醍醐味は常に優勝を狙える位置にいるところです。ヨーロッパのトップでプレーする選手など、チームをグレードアップできる選手を獲得して、チームに変化をもたらすことができる点だと思います。おっしゃるようにプレッシャーも大きいですし、優勝するチームを作るのは難しいです。ただ、勝つことこそがやり甲斐に繋がっています。
──リーグ屈指のビッグクラブとして海外からも玉石混交の売り込みがあると思います。経験を重ねることで判断の精度は上がったという感覚はありますか。

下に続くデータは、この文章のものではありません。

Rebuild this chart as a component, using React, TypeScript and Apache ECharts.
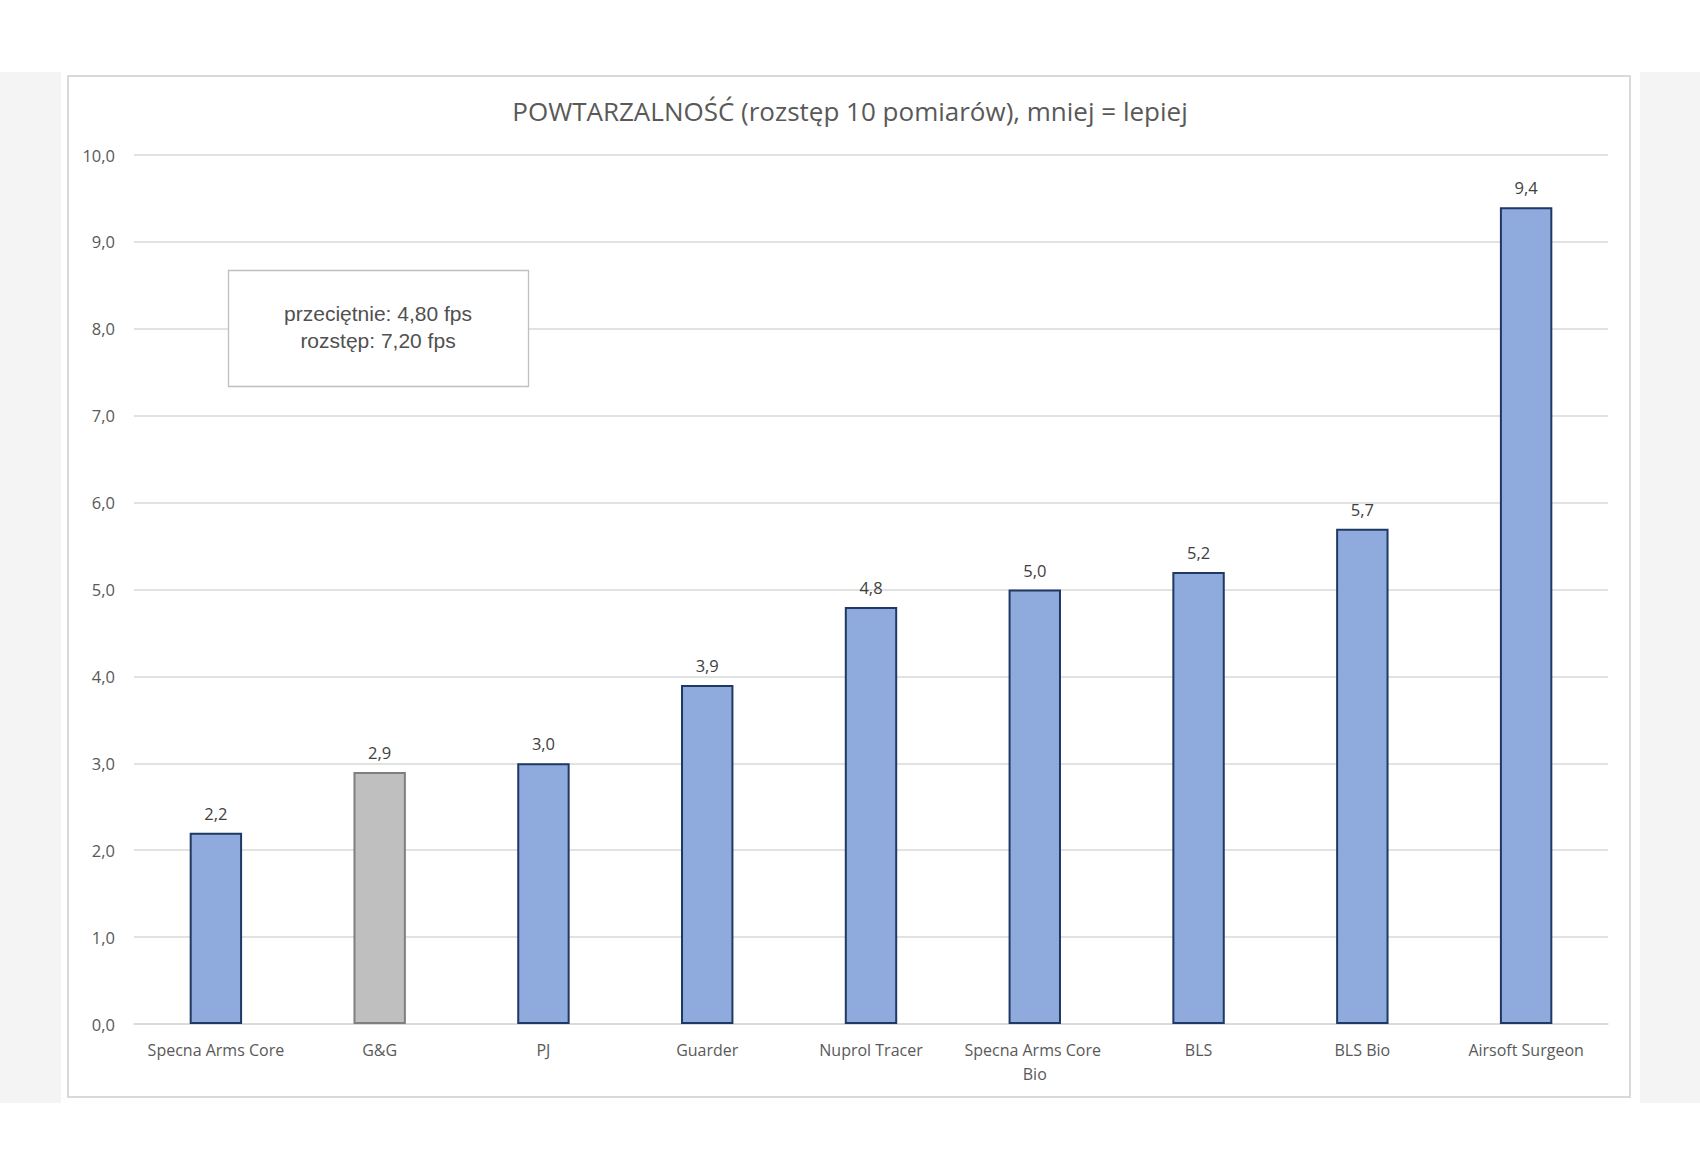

GMに就任した当時は「こんなビッグネームの売り込みがあるんだ!」と驚いたこともありましたが、それが現実的なものかどうなのか……例えば「エージェントがマネーゲームをするためにウチの名前を使おうとしているだけだな」といったことがだんだんとわかるようになってきました。今でも「Bリーグの評価は上がってきているな」と感じる売り込みはありますが、驚かなくなりましたね。
──選手を獲得する際に、能力とサラリー以外に重視するポイントはありますか。
まず日本の文化とバスケットボールをリスペクトできるか、そして現状に満足せず「もっとうまくなりたい」というハングリーさを持っているか。セルフィッシュな選手ではないことも大切ですし、「ちょっと痛いから休みます」と言うことなくタフであることも重要視しています。その上でアルバルクのスタイルにフィットするかを考えて見極めをしています。
──伊藤GMは高校時代にケビン・デュラントとルームメートで今でも親交が厚いと聞いています。周囲から「デュラントを獲得して」と言われませんか?
めちゃくちゃ言われます(笑)。彼がこれまで着けてきた背番号のうち「35」は空いています。また、彼が今シーズンから加入するロケッツの本拠地の名前は、『TOYOTA CENTER』で、『TOYOTA ARENA TOKYO』と名前も似ています。さらにロケッツのチームカラーは赤と黒でアルバルクと同じです。ちょっとずつ近づいているとネタとして話しています(笑)。
「チームと一緒に新たなチャレンジを楽しんで」
──毎シーズン、それぞれ状況は違いますが、チャンピオンシップで勝ちきれない結果が続いています。共通の課題や乗り越えるべき壁はあると思いますか。
正しいタイミングで、いかにチームとしてホットになれるか。例えば天皇杯は今回からフォーマットが変わり、ファイナルラウンドは年始に1週間かけてトーナメント制で優勝を決めます。この間、いかに調子のピークを合わせて良い状態に持っていけるか。これはチャンピオンシップも同じです。難しいことですが、チームにとって大事な部分です。
──新アリーナはバスケットボール界以外からも大きな注目を集めています。だからこそ、これまで以上に開幕から大きな注目を集める。スタートダッシュがより求められる部分もあると思います。
毎シーズン優勝を求められており、当然シーズンの入り方は大事にしています。特に今回は新アリーナでの先出し開幕かつ、相手が宇都宮ブレックスということでゲーム1から注目されるので、完成度の高いパフォーマンスを見せないといけません。選手たちはプレッシャーもあるでしょうが、注目されているからこそ自分たちの力を示すチャンスと気概を持ってくれていると思います。
──最後に開幕に向けてファンへのメッセージをお願いします。
シーズン開幕戦は素晴らしいチームを相手にした新アリーナで初の公式戦で、新しい章のスタートにふさわしい試合です。チームにとって大きなチャレンジとなりますが、ファンの皆さんには一緒に戦っていただきたいです。そしてチームと一緒に新たなチャレンジを楽しんでいきましょう。